After last week's demonstration, the teacher was suspended from the school on full pay. This week parents and community members expressed outrage at the fact that police had made no arrests in the case, and also accused the school of protecting the teacher instead of the children.

“This march is bigger than last week, and the community has come this time, because enough is enough,” said community member Patricia May, who also took part in the earlier protest. Others stood up to express their disgust at the handling of the situation thus far, and to implore authorities to take a more victim-sensitive approach towards rape.

UPM leader Ayanda Kota spoke about the purpose of the protest. “I think it’s important for the community to come out and demonstrate, vent their anger and cry inside at the incompetency of the South African Police Service,” Kota said.

Lembede Jantjie, a member of the Students for Social Justice movement speaking on behalf of the Right2Know Campaign, called for communities to engage in such matters and probe injustices all the time – not only when called to the police station, not only when a child is raped”.

While protestors said they aimed to put pressure on the police to investigate rape cases with urgency, they were not optimistic.

Gender Action Project chairperson Michelle Solomon said of the police, “Even a big protest like this won’t get them to stand up. What it does do is get the community to stand up, and that’s more powerful.”

Leaders of the activist groups present made a decision to collaborate on a plan of action and said they would meet to present a unified stance towards rape in Grahamstown. Commenting on calls by some speakers for the teacher identified by the child as her rapist to be named and shamed, Solomon stressed the importance of protecting his identity.

“If we want the law to work for us, we can’t undermine it,” she said. Solomon said getting the community together to talk about the issue was a valuable outcome.

Meanwhile, police say investigations into the girl's rape – and now that of her brother – are at a very sensitive stage. Both investigations are still continuing, Grahamstown police spokesperson Captain Mali Govender told Grocott's Mail yesterday.

This is part of our investigation and will only be revealed at court. We have not yet identified a suspect or suspects. The investigation is in a very sensitive stage.

While Grocott's Mail's sources said the rape had taken place in the school's toilets, Govender told reporters earlier this week that while a criminal case had been opened for investigation the details – including the date, time and place of the incident – were still unclear, because several versions of the incident had been furnished.

This is normal with victims who have experienced an extremely traumatic incident. In order for an arrest to take place, there has to be sufficient evidence linking the suspect to the crime. At this stage the suspect is not known.

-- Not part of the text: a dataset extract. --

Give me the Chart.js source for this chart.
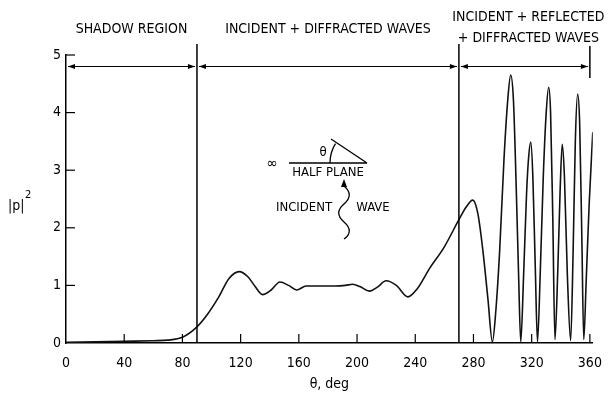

The investigating officer is in contact with the parents, Govender said on Tuesday. Grocott's Mail's source said the girl had twice been attacked in the toilets at the school, first shortly before the Easter holidays and again on the first day of this term.

The source claimed the alleged rapist had keys for the toilets. The source said the attack on the girl's brother had also been carried out in the toilets at the school. It is not clear whether the boy has named the same teacher as his attacker, however.

Eastern Cape department of education spokesperson Loyiso Pulumani said this week that his department had acted swiftly in suspending the teacher after the rape allegation was reported. He said the teacher had been suspended with full pay. "As you are aware that this is a very sensitive matter having to do with minors, it is adequate for now to confirm the suspension and to further indicate that the department's investigation into the whole matter will run concurrent with the work of the law-enforcement agencies," Pulumani told Grocott's Mail on Tuesday.

"It would therefore be inappropriate to delve further into the merits of this matter, lest we prejudice the investigation and the possible disciplinary process," he said.

Pulumani further emphasised that the teacher remained innocent until proven otherwise. "Departmental protocols preclude me from discussing further internal disciplinary procedures as they are confidential, involving [only]employer and employee," said Pulumani.

The school's principal refused to comment earlier this week, referring the reporter to the department of education and the police.